Nearly one year after the 55-year-old observatory was damaged by Hurricane Maria — a storm that arrived during a funding crisis that nearly shut down the observatory — astronomers at Arecibo have something to celebrate.

The National Science Foundation (NSF) just awarded $5.8 million in funding to add a new “supersensitive antenna” to the 1,000-foot (305 meters) telescope dish.

The new antenna, named the Advanced Cryogenic L-band Phased Array Camera for Arecibo (ALPACA), “will increase the telescope’s observation capabilities 500 percent,” officials with the University of Central Florida, which took over management of the observatory in April, said in a statement.

A team of scientists led by Brian Jeffs and Karl Warnick, two electrical engineering professors at Brigham Young University, will use the NSF award to design, build and mount ALPACA on the radio dish by 2022.

“We’re taking the most sensitive radio telescope in the world and opening it up so that it can view a larger part of the sky at one time,” Warnick said in a statement from the University of Central Florida (UCF). “There’s a lot of things in space you can see with an optical camera, but you can see even more with a radio telescope.”

While it is a single unit, the device will actually consist of 166 miniature antennas that work in unison to “increase the field of view of the telescope to 40 beams, providing much smoother and continuous coverage of the sky than conventional receivers,” UCF officials said.

ALPACA will not replace the telescope’s main 96-foot (29 meters) antenna, called the “line feed,” which broke off during the hurricane.

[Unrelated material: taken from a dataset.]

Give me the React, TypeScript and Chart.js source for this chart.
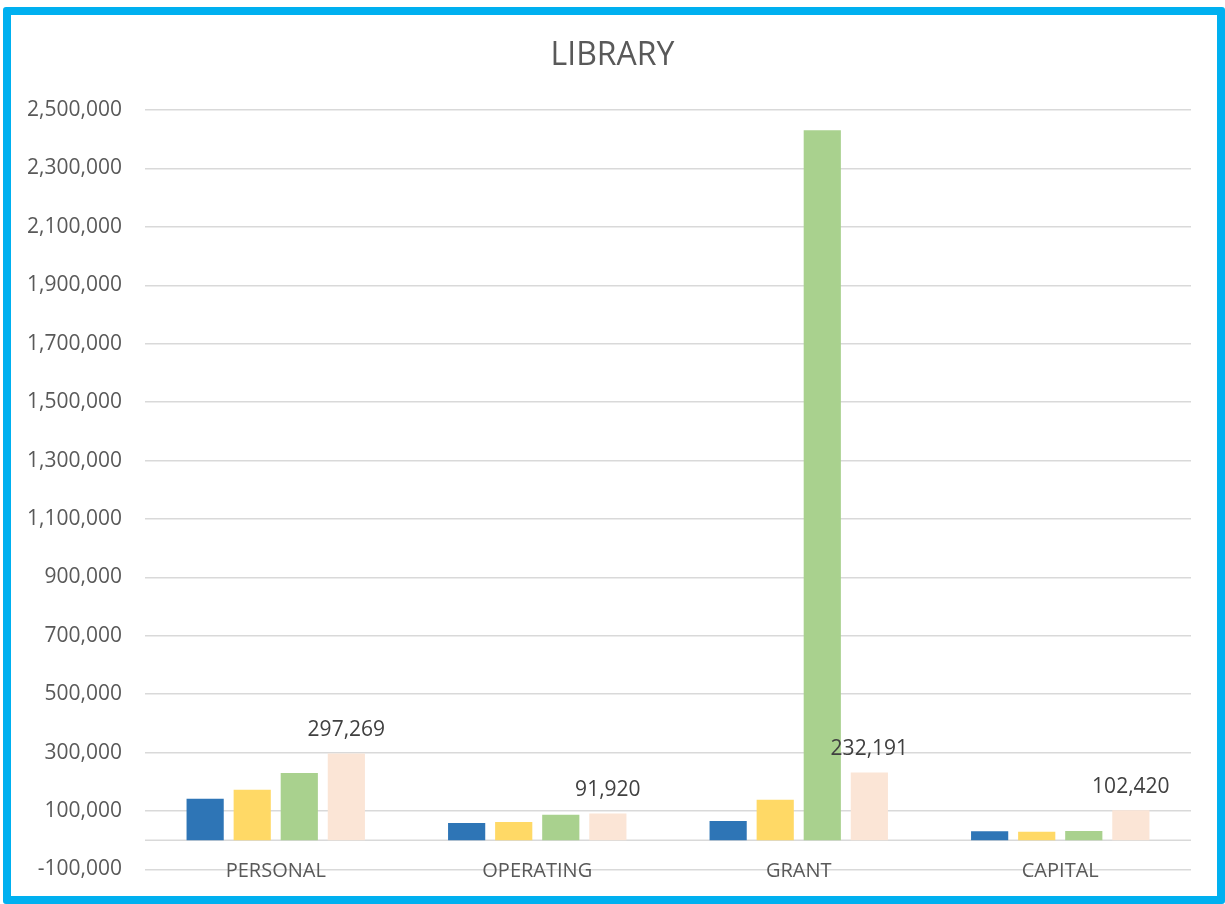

That antenna still hasn’t been repaired, and it could take a couple of years before it’s up and running again, Wired.com reported in June. Rather, ALPACA will be mounted on the telescope’s focal point.

Arecibo was originally built to receive one radio wave at a time. Nine years ago, Jeffs and Warnick installed a similar array of small antennas to the radio telescope to boost its capability to seven beams.

“We already have one of the most powerful telescopes on the planet, and with this award we will be able to do even more,” Francisco Cordova, director of the Arecibo Observatory, said in the statement.

The Arecibo Observatory is best known for its work with the Search for Extra Terrestrial Intelligence (SETI) Institute — and for its appearance in the 1995 James Bond film “GoldenEye.” More recently, it has played an important role in the search for potentially-dangerous asteroids.

“The receive will accelerate research in gravitational waves, fast radio bursts, dark matter and pulsar surveys,” UCF officials said, “ensuring that AO continues to be at the forefront of radio astronomy for years to come.”